(Source data)
========

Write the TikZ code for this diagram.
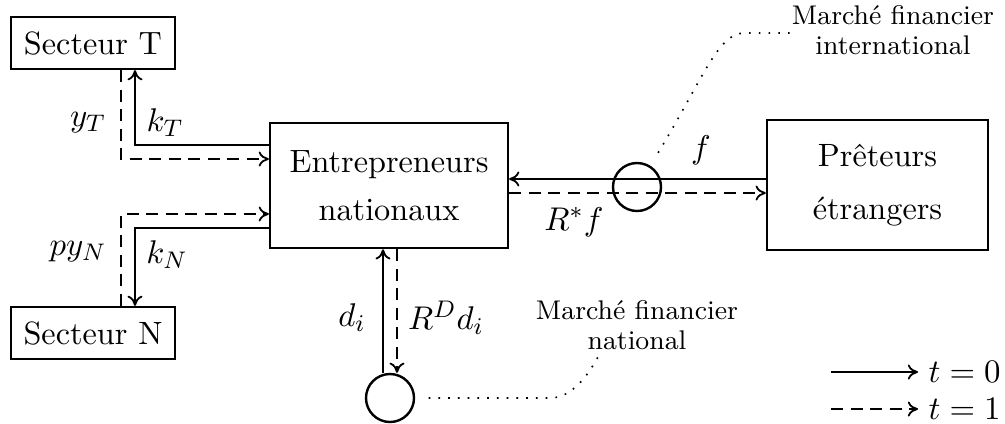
\documentclass[tikz,border=0pt]{standalone}
\usepackage{xcolor}
\usepackage{tikz}
\usetikzlibrary{positioning,arrows.meta}
\usepackage{amsmath}

\begin{document}
\begin{tikzpicture}[x=0.3333pt, y=-0.3333pt, >={To[length=3.4pt, width=5pt]},
  font=\fontsize{10.75}{13}\selectfont,
  box/.style={draw, thick, align=center, inner sep=0pt},
  ring/.style={draw, thick, circle, minimum size=16pt, inner sep=0pt},
  per0/.style={semithick, ->},
  per1/.style={semithick, ->, dash pattern=on 4pt off 2.5pt},
  dotline/.style={line width=0.55pt, dash pattern=on 0.55pt off 2.7pt},
  note/.style={align=center, font=\fontsize{9}{10}\selectfont}]
\useasboundingbox (0,0) rectangle (1005,423);

% boxes
\node[box, minimum width=54.7pt, minimum height=17.3pt] (secT) at (93,43) {Secteur T};
\node[box, minimum width=54.7pt, minimum height=17.3pt] (secN) at (93,333) {Secteur N};
\node[box, minimum width=79.3pt, minimum height=41.7pt] (ent) at (389,185.5) {Entrepreneurs\\[3pt]nationaux};
\node[box, minimum width=73.7pt, minimum height=43.3pt] (pret) at (877.5,185) {Pr\^eteurs\\[4.7pt]\'etrangers};

% marchés
\node[ring] (fc) at (637,187) {};
\node[ring] (fn) at (390,398) {};
\node[note] (intl) at (893,30) {March\'e financier\\international};
\node[note] (natl) at (637,325) {March\'e financier\\national};

% secteur T
\draw[per1] (secT.south -| 121,0) |- (ent.west |- 0,159);
\draw[per0] (ent.west |- 0,145) -| (secT.south -| 135,0);
\node at (88,123) {$y_T$};
\node at (165,123) {$k_T$};

% secteur N
\draw[per1] (secN.north -| 121,0) |- (ent.west |- 0,214);
\draw[per0] (ent.west |- 0,228) -| (secN.north -| 135,0);
\node at (78,252) {$py_N$};
\node at (167,255) {$k_N$};

% prêteurs
\draw[per0] (pret.west |- 0,179) -- (ent.east |- 0,179);
\draw[per1] (ent.east |- 0,193) -- (pret.west |- 0,193);
\node at (701,150) {$f$};
\node at (574,222) {$R^{*}f$};

% dépôts
\draw[per0] (fn.north -| 383,0) -- (ent.south -| 383,0);
\draw[per1] (ent.south -| 397,0) -- (fn.north -| 397,0);
\node at (352,318) {$d_i$};
\node at (446,318) {$R^{D}d_i$};

% renvois
\coordinate (intend) at (797,33);
\coordinate (natend) at (598,357);
\draw[dotline, shorten <=5pt] (fc.58) .. controls (705,75) and (718,33) .. (745,33) -- (intend);
\draw[dotline, shorten <=4.5pt] (fn.east) -- (550,398) .. controls (572,398) and (588,375) .. (natend);

% légende
\node[anchor=west] (leg0) at (918,372) {$t=0$};
\node[anchor=west] (leg1) at (918,409) {$t=1$};
\draw[per0] (leg0.west -| 831,0) -- (leg0.west);
\draw[per1] (leg1.west -| 831,0) -- (leg1.west);
\end{tikzpicture}
\end{document}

========

(What to work on)
Print the complete listing exactly as it stands, without its pictures.

(Expected answer)
Write the TikZ code for this diagram.
\documentclass[tikz,border=0pt]{standalone}
\usepackage{xcolor}
\usepackage{tikz}
\usetikzlibrary{positioning,arrows.meta}
\usepackage{amsmath}

\begin{document}
\begin{tikzpicture}[x=0.3333pt, y=-0.3333pt, >={To[length=3.4pt, width=5pt]},
  font=\fontsize{10.75}{13}\selectfont,
  box/.style={draw, thick, align=center, inner sep=0pt},
  ring/.style={draw, thick, circle, minimum size=16pt, inner sep=0pt},
  per0/.style={semithick, ->},
  per1/.style={semithick, ->, dash pattern=on 4pt off 2.5pt},
  dotline/.style={line width=0.55pt, dash pattern=on 0.55pt off 2.7pt},
  note/.style={align=center, font=\fontsize{9}{10}\selectfont}]
\useasboundingbox (0,0) rectangle (1005,423);

% boxes
\node[box, minimum width=54.7pt, minimum height=17.3pt] (secT) at (93,43) {Secteur T};
\node[box, minimum width=54.7pt, minimum height=17.3pt] (secN) at (93,333) {Secteur N};
\node[box, minimum width=79.3pt, minimum height=41.7pt] (ent) at (389,185.5) {Entrepreneurs\\[3pt]nationaux};
\node[box, minimum width=73.7pt, minimum height=43.3pt] (pret) at (877.5,185) {Pr\^eteurs\\[4.7pt]\'etrangers};

% marchés
\node[ring] (fc) at (637,187) {};
\node[ring] (fn) at (390,398) {};
\node[note] (intl) at (893,30) {March\'e financier\\international};
\node[note] (natl) at (637,325) {March\'e financier\\national};

% secteur T
\draw[per1] (secT.south -| 121,0) |- (ent.west |- 0,159);
\draw[per0] (ent.west |- 0,145) -| (secT.south -| 135,0);
\node at (88,123) {$y_T$};
\node at (165,123) {$k_T$};

% secteur N
\draw[per1] (secN.north -| 121,0) |- (ent.west |- 0,214);
\draw[per0] (ent.west |- 0,228) -| (secN.north -| 135,0);
\node at (78,252) {$py_N$};
\node at (167,255) {$k_N$};

% prêteurs
\draw[per0] (pret.west |- 0,179) -- (ent.east |- 0,179);
\draw[per1] (ent.east |- 0,193) -- (pret.west |- 0,193);
\node at (701,150) {$f$};
\node at (574,222) {$R^{*}f$};

% dépôts
\draw[per0] (fn.north -| 383,0) -- (ent.south -| 383,0);
\draw[per1] (ent.south -| 397,0) -- (fn.north -| 397,0);
\node at (352,318) {$d_i$};
\node at (446,318) {$R^{D}d_i$};

% renvois
\coordinate (intend) at (797,33);
\coordinate (natend) at (598,357);
\draw[dotline, shorten <=5pt] (fc.58) .. controls (705,75) and (718,33) .. (745,33) -- (intend);
\draw[dotline, shorten <=4.5pt] (fn.east) -- (550,398) .. controls (572,398) and (588,375) .. (natend);

% légende
\node[anchor=west] (leg0) at (918,372) {$t=0$};
\node[anchor=west] (leg1) at (918,409) {$t=1$};
\draw[per0] (leg0.west -| 831,0) -- (leg0.west);
\draw[per1] (leg1.west -| 831,0) -- (leg1.west);
\end{tikzpicture}
\end{document}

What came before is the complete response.